For her part, Miss Van Susteren has said that her past views were legal rather than political, and she just plans to be herself in her new role at Fox, hosting the 10 p.m. news program once anchored by Paula Zahn who jumped to CNN last fall.
"I don't pick sides," Miss Van Susteren told the New York Times. "CNN is criticized for being liberal, and Fox is criticized for being conservative. I always thought that both ways it was just noise, and I didn't pay attention to it."
Mr. Rivera, meanwhile, is not skirmishing in the ideological arena. He is instead defending himself against charges by the Baltimore Sun and other networks that he gave false news reports while on assignment in Afghanistan.
In a live interview on Fox yesterday, Mr. Rivera called the accusations "patently false and grossly unfair," calling the Sun TV critic who had made the original claims "back-stabbing" and "sweaty palmed."

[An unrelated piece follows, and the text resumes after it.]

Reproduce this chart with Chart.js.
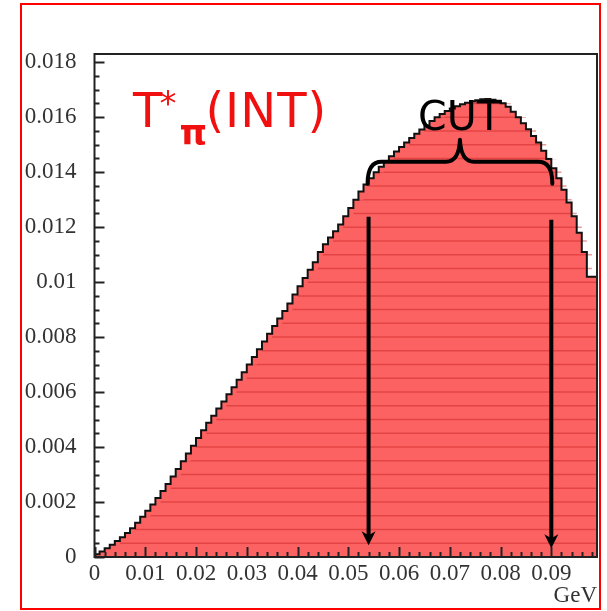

His combination of news, soap opera and chutzpah make for good theater, proving Mr. Rivera to be a network hybrid: He is both performer and correspondent. In the ratings race, that can be heavy artillery. But it is paramount that viewers learn to discern between Mr. Rivera and those who deliver news, pure and simple.
He was intent on displaying his own stake in the war on terrorism yesterday. What would have happened if Mr. Rivera had found Osama bin Laden himself?
"A visceral, passionate reaction," he said. "Not a professional one. I take what happened [September 11] very personally, I would be sorely tempted to exact some personal justice."